With 5,000 genetic profiles in the system, Berlin said that Dana-Farber and the City of Boston have a leadership role in precision medicine.
One of these leaders is BU, home of the Framingham Heart Study, one of the nation’s longest-running cardiovascular disease studies. The Framingham Heart Study is a precursor to current precision medicine programs, Albrecht said.
“It [the study] has looked at multiple generations of families that live in Framingham, and they have done a large number of genetic studies, or genetic epidemiological studies to look at things like heart disease,” he said. “They’ve got a large database of people that have been followed over a number of years, and they have a number of measures because these people pretty much came in for physicals once a year, and they would have blood-work and body mass index and things like that.”
Albrecht directs the BU Genome Science Institute, an institute that runs seminar series and workshops, in addition to facilitating genetics and genomics research. He said BU researchers have been thinking of ways to participate in the Precision Medicine Initiative.

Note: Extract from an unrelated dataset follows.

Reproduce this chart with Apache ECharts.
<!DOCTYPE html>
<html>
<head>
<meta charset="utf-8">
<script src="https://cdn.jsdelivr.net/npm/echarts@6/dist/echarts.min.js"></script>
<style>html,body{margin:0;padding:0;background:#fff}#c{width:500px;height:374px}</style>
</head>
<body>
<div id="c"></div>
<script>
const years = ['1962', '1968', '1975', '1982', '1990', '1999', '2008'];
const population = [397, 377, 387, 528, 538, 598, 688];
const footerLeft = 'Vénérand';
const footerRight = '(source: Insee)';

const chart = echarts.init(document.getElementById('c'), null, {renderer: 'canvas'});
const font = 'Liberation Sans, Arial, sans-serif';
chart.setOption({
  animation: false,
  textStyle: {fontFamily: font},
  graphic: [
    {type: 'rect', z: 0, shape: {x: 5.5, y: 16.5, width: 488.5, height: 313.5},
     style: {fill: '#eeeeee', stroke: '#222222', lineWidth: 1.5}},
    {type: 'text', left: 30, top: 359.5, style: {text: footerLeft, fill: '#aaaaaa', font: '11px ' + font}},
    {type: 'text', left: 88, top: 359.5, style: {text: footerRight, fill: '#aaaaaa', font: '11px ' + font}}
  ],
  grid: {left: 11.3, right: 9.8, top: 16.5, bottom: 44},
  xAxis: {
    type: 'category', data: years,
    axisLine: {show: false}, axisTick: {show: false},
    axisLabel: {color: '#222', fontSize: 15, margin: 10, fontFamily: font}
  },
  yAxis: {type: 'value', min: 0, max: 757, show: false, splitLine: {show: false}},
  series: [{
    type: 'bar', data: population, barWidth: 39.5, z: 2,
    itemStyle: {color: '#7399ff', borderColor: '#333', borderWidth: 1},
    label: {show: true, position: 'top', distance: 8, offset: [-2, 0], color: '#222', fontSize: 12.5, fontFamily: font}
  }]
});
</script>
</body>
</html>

“The Genome Science Institute will likely be one of many different entities, research centers that will try to put together a group of people to try to respond to this sort of initiative,” he said. “I think there’s already been some talk of incorporating existing studies like the Framingham Heart Study into precision medicine … Boston University is very well-positioned to take advantage of this initiative.”
Though this initiative has been well-received by the medical research community, dissenters have raised concerns about patient privacy and protection, something Albrecht and his team understand.

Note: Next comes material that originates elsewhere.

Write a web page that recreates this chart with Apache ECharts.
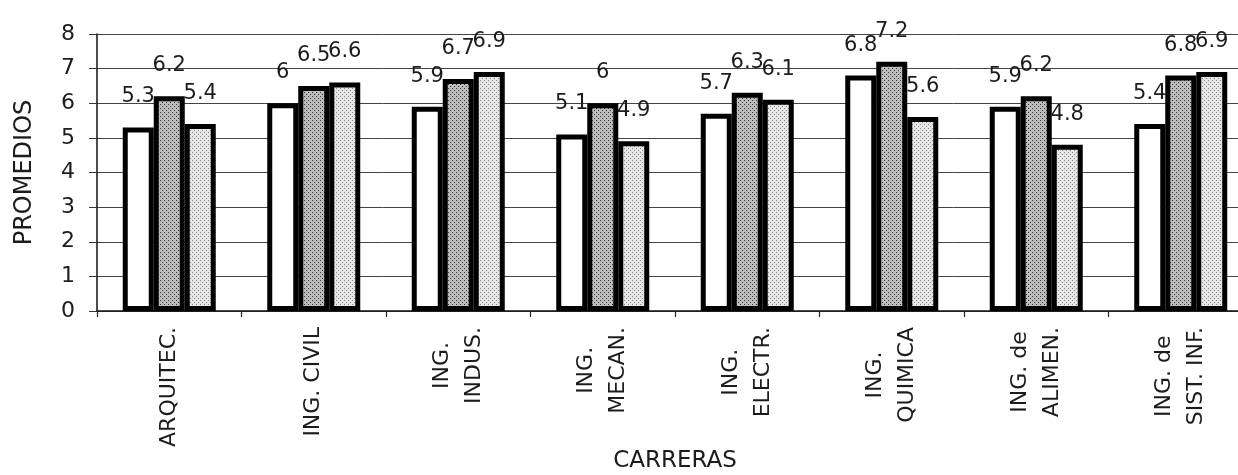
<!DOCTYPE html>
<html>
<head>
<meta charset="utf-8">
<script src="https://cdn.jsdelivr.net/npm/echarts@6/dist/echarts.min.js"></script>
<style>
  html, body { margin: 0; padding: 0; background: #fff; }
  #chart { width: 1238px; height: 475px; }
</style>
</head>
<body>
<div id="chart"></div>
<script>
// Career names (line breaks as printed under the axis)
const categories = [
  'ARQUITEC.',
  'ING. CIVIL',
  'ING.\nINDUS.',
  'ING.\nMECAN.',
  'ING.\nELECTR.',
  'ING.\nQUIMICA',
  'ING. de\nALIMEN.',
  'ING. de\nSIST. INF.'
];

// Average grades per career, three groups
const serieA = [5.3, 6, 5.9, 5.1, 5.7, 6.8, 5.9, 5.4];
const serieB = [6.2, 6.5, 6.7, 6, 6.3, 7.2, 6.2, 6.8];
const serieC = [5.4, 6.6, 6.9, 4.9, 6.1, 5.6, 4.8, 6.9];

const yTicks = [0, 1, 2, 3, 4, 5, 6, 7, 8];

const FONT = '"DejaVu Sans", sans-serif';
const INK = '#1c1c1c';

// Dotted screen fills for the shaded bars
function stipple(bg, dot, size, dots) {
  const c = document.createElement('canvas');
  c.width = c.height = size;
  const g = c.getContext('2d');
  g.fillStyle = bg;
  g.fillRect(0, 0, size, size);
  g.fillStyle = dot;
  dots.forEach(([x, y]) => g.fillRect(x, y, 1, 1));
  return { image: c, repeat: 'repeat' };
}
const darkFill = stipple('#bdbdbd', '#333333', 4, [[0, 0], [2, 2]]);
const lightFill = stipple('#e6e6e6', '#8a8a8a', 4, [[0, 0], [2, 2]]);

const chart = echarts.init(document.getElementById('chart'), null, { renderer: 'canvas' });

function barSeries(name, data, fill) {
  return {
    name: name,
    type: 'bar',
    data: data,
    barWidth: 31,
    barGap: '0%',
    itemStyle: { color: fill, borderColor: '#000', borderWidth: 5 },
    label: {
      show: true,
      position: 'top',
      distance: 20,
      fontFamily: FONT,
      fontSize: 21,
      color: INK
    }
  };
}

chart.setOption({
  animation: false,
  backgroundColor: '#fff',
  grid: {
    left: 97, width: 1156, top: 34, bottom: 164,
    containLabel: false, outerBoundsMode: 'none'
  },
  xAxis: {
    type: 'category',
    data: categories,
    name: 'CARRERAS',
    nameLocation: 'middle',
    nameGap: 139,
    nameMoveOverlap: false,
    nameTextStyle: { fontFamily: FONT, fontSize: 23, color: INK },
    axisLine: { lineStyle: { color: '#111', width: 1.5 } },
    axisTick: { show: true, length: 6, lineStyle: { color: '#222', width: 1.2 } },
    axisLabel: {
      interval: 0,
      rotate: 90,
      margin: 16,
      formatter: function (v) {
        return v.split('\n').map(function (s) { return '{c|' + s + '}'; }).join('\n');
      },
      rich: {
        c: { align: 'center', fontFamily: FONT, fontSize: 22, color: INK, lineHeight: 32 }
      }
    }
  },
  yAxis: {
    type: 'value',
    min: yTicks[0],
    max: yTicks[yTicks.length - 1],
    interval: 1,
    name: 'PROMEDIOS',
    nameLocation: 'middle',
    nameGap: 60,
    nameMoveOverlap: false,
    nameTextStyle: { fontFamily: FONT, fontSize: 24, color: INK },
    axisLine: { show: true, lineStyle: { color: '#111', width: 1.5 } },
    axisTick: { show: true, length: 8, lineStyle: { color: '#333', width: 1 } },
    axisLabel: { fontFamily: FONT, fontSize: 22, color: INK, margin: 22 },
    splitLine: { show: true, lineStyle: { color: '#444', width: 1 } }
  },
  series: [
    barSeries('A', serieA, '#ffffff'),
    barSeries('B', serieB, darkFill),
    barSeries('C', serieC, lightFill)
  ]
});
</script>
</body>
</html>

“Patient privacy is definitely something we are all aware of,” he said. “It is something to be concerned about because there’s actually an argument that if you make a person’s genome sequence available, in some ways, you can figure out who that person is. It’s like CSI, right?”
Privacy concerns aside, Albrecht said he remains optimistic about the development of precision medicine.
“The future of medicine is precision medicine,” he said. “So I think that it is an incredibly promising future.”